SA Forum is an invited essay from experts on topical issues in science and technology.

Science has two important yields: increased understanding of the world within and around us (“knowledge for knowledge’s sake”) and solutions to specific problems. But even the most profound scientific knowledge won’t solve world problems such as hunger, poverty and environmental damage if we fail to respect, understand and engage cultural differences.

The resistance to vaccine use is a prime example. The supposed link between autism and common childhood vaccines was based on fraudulent research published in the British journal The Lancet in 1998. After the fraud was uncovered the lead author was stripped of his medical license and the article was retracted. Subsequent investigations by the Department of Health in the U.K. and the Institute of Medicine of the National Academies in the U.S. as well as a definitive study published in the August 2013 issue of The Journal of Pediatrics have all debunked the vaccine–autism link. Yet the percentage of parents who delay or forgo immunization of their children has increased alarmingly in recent years and, partly as a result, measles, mumps and whooping cough are making a comeback.

Similarly, genetically modified organisms, global climate change and other scientific, medical and public health developments sometimes fail to gain public acceptance for reasons that lie far outside the realm of science. And that is not the fault of the public—that is our fault as scientists. We have not been effective in explaining to the public the scientific method, the peer review system or the self-correcting nature of scientific research.

When we can’t make headway against misinformation campaigns based on bogus science or political agendas, clearly something more than the robustness of our data is at play. To use that classic line from the Paul Newman movie Cool Hand Luke, “What we’ve got here is failure to communicate.”Scientists need not only to explain much more clearly and compellingly what we are doing but also to establish on social, cultural and emotional levels why our work is important. We need to respect cultural differences that lead to misunderstanding and even fear of science.

Too often we also fail to respect opinions that differ from our own. Science is a process of iteration—of back-and-forth—and yet sometimes we scientists are guilty of promulgating our own biases. Our subsequent disagreements—some based on differing data but many based on differing opinions—make it that much more difficult for the public to know whom or what to believe.

The public’s lack of scientific understanding limits the effectiveness of our work as well as our ability to garner the financial and political support we need to carry it out. As a result, our ability to generate knowledge and solve problems is suffering.

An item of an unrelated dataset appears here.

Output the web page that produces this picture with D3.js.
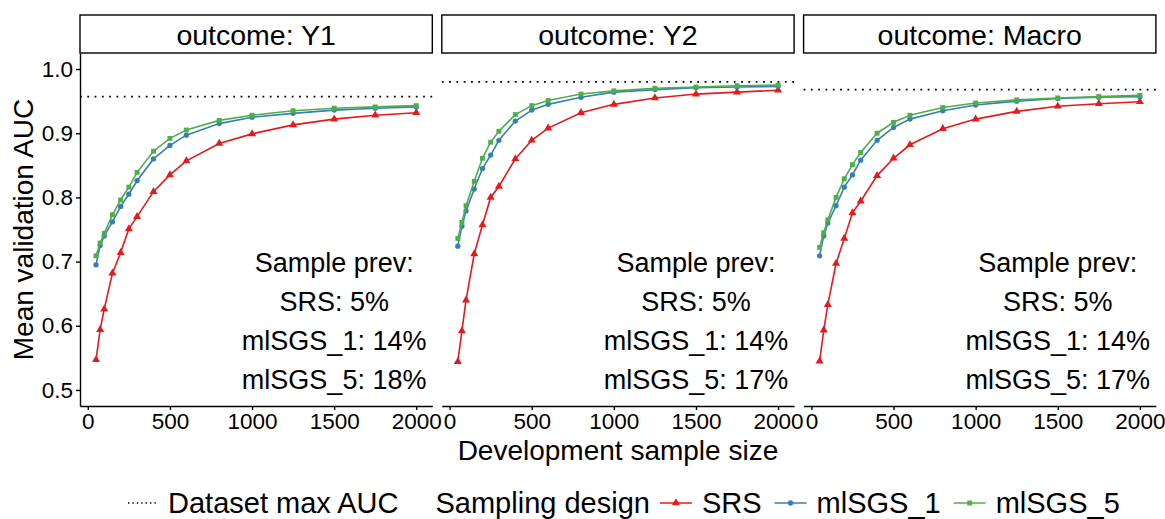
<!DOCTYPE html>
<html>
<head>
<meta charset="utf-8">
<script src="https://cdn.jsdelivr.net/npm/d3@7"></script>
<style>
  body { margin: 0; background: #fff; }
  svg { display: block; }
  text { font-family: "Liberation Sans", Arial, Helvetica, sans-serif; fill: #000; }
</style>
</head>
<body>
<svg id="chart" width="1165" height="519"></svg>
<script>
// Development sample sizes (x) shared by every curve
const sampleSizes = [50, 75, 100, 150, 200, 250, 300, 400, 500, 600, 800, 1000, 1250, 1500, 1750, 2000];

const outcomes = ["Y1", "Y2", "Macro"];
const designs = ["SRS", "mlSGS_1", "mlSGS_5"];

// Mean validation AUC per outcome and sampling design
const y1SRS   = [0.547, 0.594, 0.626, 0.682, 0.714, 0.751, 0.770, 0.809, 0.835, 0.857, 0.884, 0.899, 0.913, 0.922, 0.928, 0.932];
const y1ML1   = [0.695, 0.725, 0.740, 0.762, 0.786, 0.805, 0.826, 0.860, 0.881, 0.897, 0.915, 0.925, 0.931, 0.936, 0.939, 0.941];
const y1ML5   = [0.709, 0.729, 0.744, 0.773, 0.796, 0.816, 0.839, 0.872, 0.892, 0.905, 0.920, 0.928, 0.935, 0.939, 0.941, 0.943];
const y2SRS   = [0.544, 0.592, 0.640, 0.712, 0.757, 0.800, 0.817, 0.860, 0.889, 0.908, 0.932, 0.945, 0.955, 0.961, 0.964, 0.967];
const y2ML1   = [0.724, 0.755, 0.779, 0.813, 0.845, 0.866, 0.889, 0.919, 0.936, 0.945, 0.956, 0.964, 0.968, 0.971, 0.972, 0.973];
const y2ML5   = [0.736, 0.761, 0.787, 0.825, 0.861, 0.886, 0.903, 0.929, 0.943, 0.951, 0.961, 0.966, 0.970, 0.972, 0.974, 0.975];
const macroSRS = [0.545, 0.593, 0.633, 0.697, 0.736, 0.776, 0.794, 0.834, 0.861, 0.882, 0.907, 0.922, 0.934, 0.942, 0.946, 0.949];
const macroML1 = [0.709, 0.740, 0.760, 0.787, 0.816, 0.835, 0.858, 0.889, 0.909, 0.922, 0.935, 0.944, 0.950, 0.954, 0.956, 0.957];
const macroML5 = [0.722, 0.745, 0.765, 0.800, 0.829, 0.851, 0.870, 0.900, 0.917, 0.928, 0.940, 0.947, 0.952, 0.955, 0.957, 0.959];

// Best AUC attainable on the full dataset, per outcome
const datasetMaxAUC = [0.957, 0.980, 0.968];

// Case prevalence within the development samples (%), per outcome
const prevSRS  = [5, 5, 5];
const prevML1  = [14, 14, 14];
const prevML5  = [18, 17, 17];

const yTicks = [0.5, 0.6, 0.7, 0.8, 0.9, 1.0];
const xTicks = [0, 500, 1000, 1500, 2000];

const seriesByOutcome = [
  [y1SRS, y1ML1, y1ML5],
  [y2SRS, y2ML1, y2ML5],
  [macroSRS, macroML1, macroML5]
];

const colors = { "SRS": "#E41A1C", "mlSGS_1": "#377EB8", "mlSGS_5": "#4DAF4A" };
const shapes = { "SRS": d3.symbolTriangle, "mlSGS_1": d3.symbolCircle, "mlSGS_5": d3.symbolSquare };
const symSize = { "SRS": 28, "mlSGS_1": 22, "mlSGS_5": 24 };

// ---- layout ----
const panelW = 352.3, panelGap = 9.5;
const panelLeft = 80;
const stripTop = 15, panelTop = 53, panelBottom = 406;
const tickFont = "22.5px";

const svg = d3.select("#chart");

const x = d3.scaleLinear().domain([-47.5, 2097.5]).range([0, panelW]);
const y = d3.scaleLinear().domain([0.475, 1.025]).range([panelBottom, panelTop]);

const line = d3.line().x(d => x(d[0])).y(d => y(d[1]));

outcomes.forEach((outcome, pi) => {
  const px = panelLeft + pi * (panelW + panelGap);
  const g = svg.append("g").attr("transform", `translate(${px},0)`);

  // strip
  g.append("rect")
    .attr("x", 0).attr("y", stripTop)
    .attr("width", panelW).attr("height", panelTop - stripTop)
    .attr("fill", "#fff").attr("stroke", "#000").attr("stroke-width", 1.4);
  g.append("text")
    .attr("x", panelW / 2).attr("y", (stripTop + panelTop) / 2 + 1)
    .attr("text-anchor", "middle").attr("dominant-baseline", "central")
    .style("font-size", "28.5px")
    .text(`outcome: ${outcome}`);

  // dataset max AUC reference
  g.append("line")
    .attr("x1", 0).attr("x2", panelW)
    .attr("y1", y(datasetMaxAUC[pi])).attr("y2", y(datasetMaxAUC[pi]))
    .attr("stroke", "#000").attr("stroke-width", 1.8)
    .attr("stroke-dasharray", "1.8,5.5");

  // curves
  designs.forEach((des, si) => {
    const vals = seriesByOutcome[pi][si];
    const pts = sampleSizes.map((n, i) => [n, vals[i]]);
    g.append("path")
      .attr("d", line(pts))
      .attr("fill", "none")
      .attr("stroke", colors[des]).attr("stroke-width", 1.6);
    g.selectAll(null).data(pts).enter().append("path")
      .attr("transform", d => `translate(${x(d[0])},${y(d[1])})`)
      .attr("d", d3.symbol().type(shapes[des]).size(symSize[des]))
      .attr("fill", colors[des]);
  });

  // x axis
  const xa = g.append("g")
    .attr("transform", `translate(0,${panelBottom})`)
    .call(d3.axisBottom(x).tickValues(xTicks).tickFormat(d3.format("d"))
      .tickSize(4).tickPadding(3).tickSizeOuter(0));
  xa.select(".domain").attr("stroke", "#000").attr("stroke-width", 1.4);
  xa.selectAll(".tick line").attr("stroke", "#000").attr("stroke-width", 1.4);
  xa.selectAll(".tick text").style("font-size", tickFont).attr("fill", "#000")
    .style("font-family", '"Liberation Sans", Arial, sans-serif');

  // y axis only on first panel
  if (pi === 0) {
    const ya = g.append("g")
      .call(d3.axisLeft(y).tickValues(yTicks).tickFormat(d3.format(".1f"))
        .tickSize(4).tickPadding(3).tickSizeOuter(0));
    ya.select(".domain").attr("stroke", "#000").attr("stroke-width", 1.4);
    ya.selectAll(".tick line").attr("stroke", "#000").attr("stroke-width", 1.4);
    ya.selectAll(".tick text").style("font-size", tickFont).attr("fill", "#000")
      .style("font-family", '"Liberation Sans", Arial, sans-serif');
  }

  // prevalence annotation
  const lines = [
    "Sample prev:",
    `SRS: ${prevSRS[pi]}%`,
    `mlSGS_1: ${prevML1[pi]}%`,
    `mlSGS_5: ${prevML5[pi]}%`
  ];
  const cy = y(0.607);
  const lh = 39;
  lines.forEach((t, i) => {
    g.append("text")
      .attr("x", x(1500))
      .attr("y", cy + (i - 1.5) * lh)
      .attr("text-anchor", "middle").attr("dominant-baseline", "central")
      .style("font-size", "27px")
      .text(t);
  });
});

// axis titles
const plotCenterX = panelLeft + (3 * panelW + 2 * panelGap) / 2;
svg.append("text")
  .attr("x", plotCenterX).attr("y", 460)
  .attr("text-anchor", "middle")
  .style("font-size", "28px")
  .text("Development sample size");

svg.append("text")
  .attr("transform", `translate(33,${(panelTop + panelBottom) / 2}) rotate(-90)`)
  .attr("text-anchor", "middle")
  .style("font-size", "28px")
  .text("Mean validation AUC");

// legend
const legY = 503;
const legFont = "29px";
const leg = svg.append("g");
let lx = 128;
leg.append("line")
  .attr("x1", lx).attr("x2", lx + 28).attr("y1", legY).attr("y2", legY)
  .attr("stroke", "#000").attr("stroke-width", 1.4).attr("stroke-dasharray", "1.4,3");
lx += 40;
const t1 = leg.append("text").attr("x", lx).attr("y", legY)
  .attr("dominant-baseline", "central").style("font-size", legFont).text("Dataset max AUC");
lx += t1.node().getComputedTextLength() + 37;
const t2 = leg.append("text").attr("x", lx).attr("y", legY)
  .attr("dominant-baseline", "central").style("font-size", legFont).text("Sampling design");
lx += t2.node().getComputedTextLength() + 10;
designs.forEach(des => {
  leg.append("line")
    .attr("x1", lx).attr("x2", lx + 32).attr("y1", legY).attr("y2", legY)
    .attr("stroke", colors[des]).attr("stroke-width", 1.6);
  leg.append("path")
    .attr("transform", `translate(${lx + 16},${legY})`)
    .attr("d", d3.symbol().type(shapes[des]).size(symSize[des]))
    .attr("fill", colors[des]);
  lx += 42;
  const t = leg.append("text").attr("x", lx).attr("y", legY)
    .attr("dominant-baseline", "central").style("font-size", legFont).text(des);
  lx += t.node().getComputedTextLength() + 13;
});
</script>
</body>
</html>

Unfortunately, scientists are not always rewarded for effective public communication. In fact, engaging the public can carry a stigma, a signal that one is not a “serious” scientist. And so many of us prefer to follow a surer, safer path by only publishing our research in professional journals, only speaking at meetings of specialists like ourselves. Moreover, many of us never received the education in the humanities or social sciences that would allow us to explain to nonscientists what we do and why it is important.

One example of the kind of approach that can help comes from Alan Alda, star of the long-running television show M*A*S*H* who also hosted PBS’s Scientific American Frontiers series for a dozen years. Through the Alan Alda Center for Communicating Science at the Stony Brook University, S.U.N.Y., School of Journalism, Alda and his colleagues are helping graduate students, scientists and health care professionals communicate more effectively with those outside their fields. Their message to scientists: skip the jargon and tell your stories in language that the public can understand.

But to be truly effective, we must start much earlier. What we really need is a much broader humanistic education for scientists (and nonscientists), beginning in K–12 education and continuing through the undergraduate/graduate and professional years. It is through the study of art, music, literature, history and other humanities and social sciences that we gain a greater understanding of the human condition than biological or physical science alone can provide.

We also need to teach people who will never be scientists basic numeracy. We need to give them an understanding of the scientific method and the ability to analyze, synthesize and critically assess what “the experts” tell them. With this wider understanding we can better explain our research in terms that the public can understand, appreciate and act on.